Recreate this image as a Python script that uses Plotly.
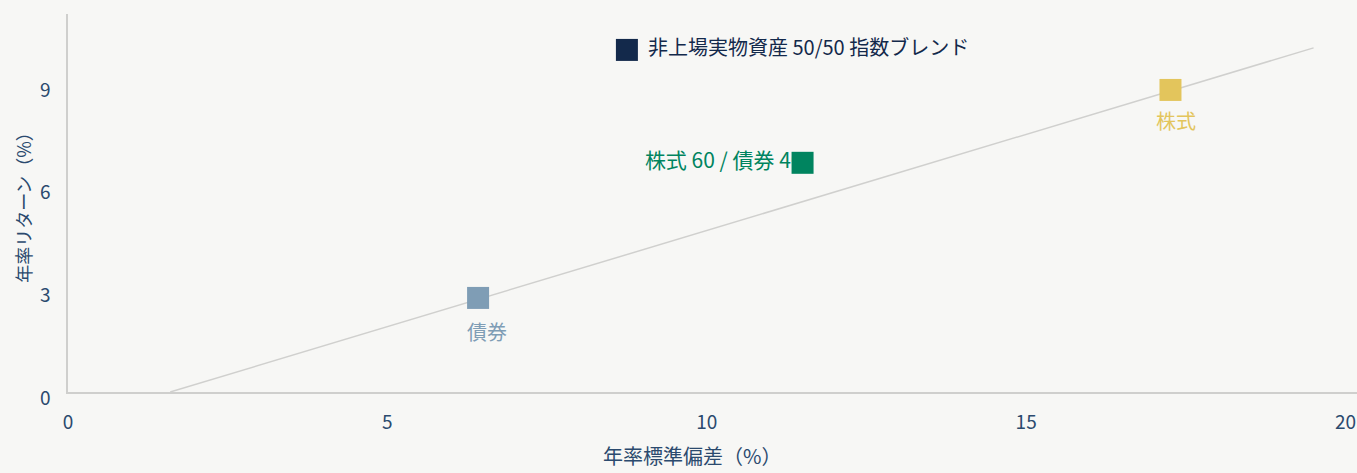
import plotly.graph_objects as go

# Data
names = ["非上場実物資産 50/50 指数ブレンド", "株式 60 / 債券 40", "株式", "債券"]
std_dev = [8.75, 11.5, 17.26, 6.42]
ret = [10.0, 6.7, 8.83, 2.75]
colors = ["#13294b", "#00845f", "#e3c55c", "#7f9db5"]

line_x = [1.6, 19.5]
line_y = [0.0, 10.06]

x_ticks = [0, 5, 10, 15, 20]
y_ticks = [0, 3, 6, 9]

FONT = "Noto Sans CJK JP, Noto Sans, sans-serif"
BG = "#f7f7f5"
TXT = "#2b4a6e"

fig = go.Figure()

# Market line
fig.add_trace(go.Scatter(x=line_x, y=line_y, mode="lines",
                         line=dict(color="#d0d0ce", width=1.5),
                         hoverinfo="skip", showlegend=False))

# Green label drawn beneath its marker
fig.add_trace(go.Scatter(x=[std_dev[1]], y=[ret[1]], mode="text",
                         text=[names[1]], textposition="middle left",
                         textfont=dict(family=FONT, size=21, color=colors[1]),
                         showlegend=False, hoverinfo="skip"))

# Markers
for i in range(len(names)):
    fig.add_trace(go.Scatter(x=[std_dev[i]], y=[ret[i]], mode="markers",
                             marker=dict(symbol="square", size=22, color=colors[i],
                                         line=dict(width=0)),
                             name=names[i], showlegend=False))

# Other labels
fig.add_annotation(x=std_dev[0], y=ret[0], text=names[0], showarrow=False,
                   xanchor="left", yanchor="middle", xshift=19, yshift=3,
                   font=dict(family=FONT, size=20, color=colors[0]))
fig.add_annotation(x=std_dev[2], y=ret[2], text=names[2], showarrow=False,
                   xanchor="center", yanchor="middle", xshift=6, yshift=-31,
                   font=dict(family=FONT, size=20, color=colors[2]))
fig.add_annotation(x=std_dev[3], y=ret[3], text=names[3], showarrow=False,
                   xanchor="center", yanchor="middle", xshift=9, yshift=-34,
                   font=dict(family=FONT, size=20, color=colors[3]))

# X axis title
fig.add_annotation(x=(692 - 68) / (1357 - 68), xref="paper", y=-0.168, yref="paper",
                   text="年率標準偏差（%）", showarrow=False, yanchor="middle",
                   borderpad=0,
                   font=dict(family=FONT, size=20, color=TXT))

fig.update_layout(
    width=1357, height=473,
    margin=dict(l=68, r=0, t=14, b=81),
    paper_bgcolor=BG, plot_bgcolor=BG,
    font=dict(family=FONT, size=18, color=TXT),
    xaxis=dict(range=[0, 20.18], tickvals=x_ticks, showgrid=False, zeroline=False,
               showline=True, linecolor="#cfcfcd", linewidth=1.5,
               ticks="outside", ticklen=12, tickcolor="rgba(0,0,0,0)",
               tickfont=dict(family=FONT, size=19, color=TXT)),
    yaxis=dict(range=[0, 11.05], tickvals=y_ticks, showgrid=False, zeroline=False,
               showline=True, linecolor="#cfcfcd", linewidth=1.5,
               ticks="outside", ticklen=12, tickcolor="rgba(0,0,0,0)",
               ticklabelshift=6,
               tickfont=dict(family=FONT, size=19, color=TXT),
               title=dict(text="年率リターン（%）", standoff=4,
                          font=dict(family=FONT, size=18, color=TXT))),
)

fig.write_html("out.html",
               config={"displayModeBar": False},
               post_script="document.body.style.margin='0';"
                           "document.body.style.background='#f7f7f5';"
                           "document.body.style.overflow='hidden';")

____

[What the task requires]: Word for word, quote the full listing, omitting every picture.

[Result below]:
Recreate this image as a Python script that uses Plotly.
import plotly.graph_objects as go

# Data
names = ["非上場実物資産 50/50 指数ブレンド", "株式 60 / 債券 40", "株式", "債券"]
std_dev = [8.75, 11.5, 17.26, 6.42]
ret = [10.0, 6.7, 8.83, 2.75]
colors = ["#13294b", "#00845f", "#e3c55c", "#7f9db5"]

line_x = [1.6, 19.5]
line_y = [0.0, 10.06]

x_ticks = [0, 5, 10, 15, 20]
y_ticks = [0, 3, 6, 9]

FONT = "Noto Sans CJK JP, Noto Sans, sans-serif"
BG = "#f7f7f5"
TXT = "#2b4a6e"

fig = go.Figure()

# Market line
fig.add_trace(go.Scatter(x=line_x, y=line_y, mode="lines",
                         line=dict(color="#d0d0ce", width=1.5),
                         hoverinfo="skip", showlegend=False))

# Green label drawn beneath its marker
fig.add_trace(go.Scatter(x=[std_dev[1]], y=[ret[1]], mode="text",
                         text=[names[1]], textposition="middle left",
                         textfont=dict(family=FONT, size=21, color=colors[1]),
                         showlegend=False, hoverinfo="skip"))

# Markers
for i in range(len(names)):
    fig.add_trace(go.Scatter(x=[std_dev[i]], y=[ret[i]], mode="markers",
                             marker=dict(symbol="square", size=22, color=colors[i],
                                         line=dict(width=0)),
                             name=names[i], showlegend=False))

# Other labels
fig.add_annotation(x=std_dev[0], y=ret[0], text=names[0], showarrow=False,
                   xanchor="left", yanchor="middle", xshift=19, yshift=3,
                   font=dict(family=FONT, size=20, color=colors[0]))
fig.add_annotation(x=std_dev[2], y=ret[2], text=names[2], showarrow=False,
                   xanchor="center", yanchor="middle", xshift=6, yshift=-31,
                   font=dict(family=FONT, size=20, color=colors[2]))
fig.add_annotation(x=std_dev[3], y=ret[3], text=names[3], showarrow=False,
                   xanchor="center", yanchor="middle", xshift=9, yshift=-34,
                   font=dict(family=FONT, size=20, color=colors[3]))

# X axis title
fig.add_annotation(x=(692 - 68) / (1357 - 68), xref="paper", y=-0.168, yref="paper",
                   text="年率標準偏差（%）", showarrow=False, yanchor="middle",
                   borderpad=0,
                   font=dict(family=FONT, size=20, color=TXT))

fig.update_layout(
    width=1357, height=473,
    margin=dict(l=68, r=0, t=14, b=81),
    paper_bgcolor=BG, plot_bgcolor=BG,
    font=dict(family=FONT, size=18, color=TXT),
    xaxis=dict(range=[0, 20.18], tickvals=x_ticks, showgrid=False, zeroline=False,
               showline=True, linecolor="#cfcfcd", linewidth=1.5,
               ticks="outside", ticklen=12, tickcolor="rgba(0,0,0,0)",
               tickfont=dict(family=FONT, size=19, color=TXT)),
    yaxis=dict(range=[0, 11.05], tickvals=y_ticks, showgrid=False, zeroline=False,
               showline=True, linecolor="#cfcfcd", linewidth=1.5,
               ticks="outside", ticklen=12, tickcolor="rgba(0,0,0,0)",
               ticklabelshift=6,
               tickfont=dict(family=FONT, size=19, color=TXT),
               title=dict(text="年率リターン（%）", standoff=4,
                          font=dict(family=FONT, size=18, color=TXT))),
)

fig.write_html("out.html",
               config={"displayModeBar": False},
               post_script="document.body.style.margin='0';"
                           "document.body.style.background='#f7f7f5';"
                           "document.body.style.overflow='hidden';")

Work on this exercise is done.